Imagine I cannot modify this function. This is always going to return “yay” no matter the input. Is there a way that I can access “nay” by looking at the function’s closure? Or maybe changing the condition from true to false, so that it evaluates to the else statement? Can this be done only using the Obj module?
The short answer is “no”: simply speaking, the closure does not contain the expression themselves but the compiled machine code of the body of the function. There is no “object” that could be retrieved corresponding to one of the branches of the condition.
Perhaps the request would be clearer if you explained what you are actually trying to achieve.
I’m trying to do a programming challenge in my university. We were given a similar function, that has a “secret message” that is only visible when evaluating the function in a separate (private/unaccessible) interpreter.

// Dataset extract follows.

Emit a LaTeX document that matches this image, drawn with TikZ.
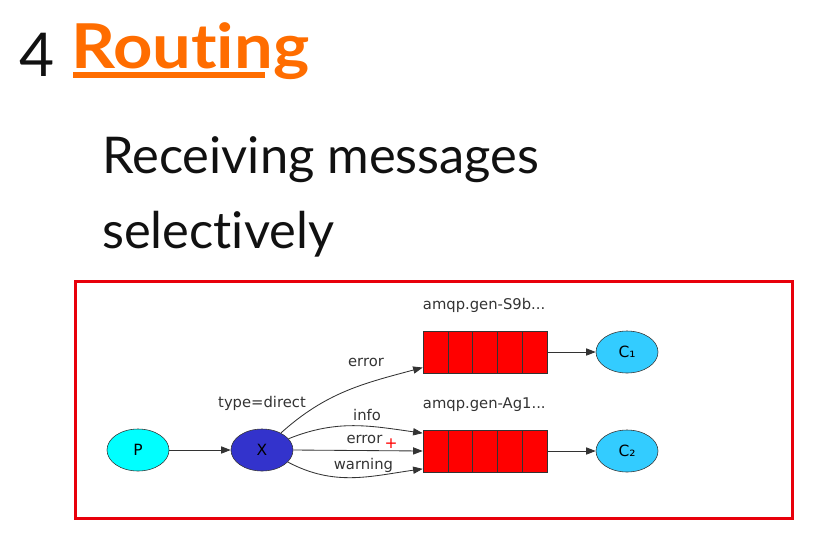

However, the else branch is not accessible, because the condition always evaluates to true.
Our objective is to, somehow figure out what the message in the else branch is using the Obj library, or maybe change the condition to “false” so that it evaluates the else branch.
If the compiler is smart enough, it will reduce if true then a else b to a, and will lost b. Such an optimisation is quite trivial (far more than an efficient register allocations)
But the expression is inside of a function. Doesn’t the compiler need to evaluate the argument first so that we can recover the expression from the inside?
No inlining and constant propagation can be done inside bodies of function.
Typically, the native compiler (with or without flambda) optimizes your function to
If the actual code is less trivial, it is possible to have a condition that always evaluates to true but that the compiler cannot predict.
You can construct an artificial example like this:
let example x = if Sys.opaque_identity true then "yay" else "nay"
This will still not allow you to recover the "nay" payload without a low-level debugger though, as constant strings are never stored in closures.
However, here is a case where it may be possible:
let secret_payload = Sys.opaque_identity "nay"
let example x = if Sys.opaque_identity true then "yay" else secret_payload
If the compiler hasn’t done too much optimisation, then the secret_payload variable will be part of example’s closure and can be retrieved by inspecting the closure block (by trial and error, there is no guaranteed index at which it would be stored).
My colleague @zozozo has written a library, memgraph, which should help you a bit understanding the representation of OCaml values (including closures) in memory.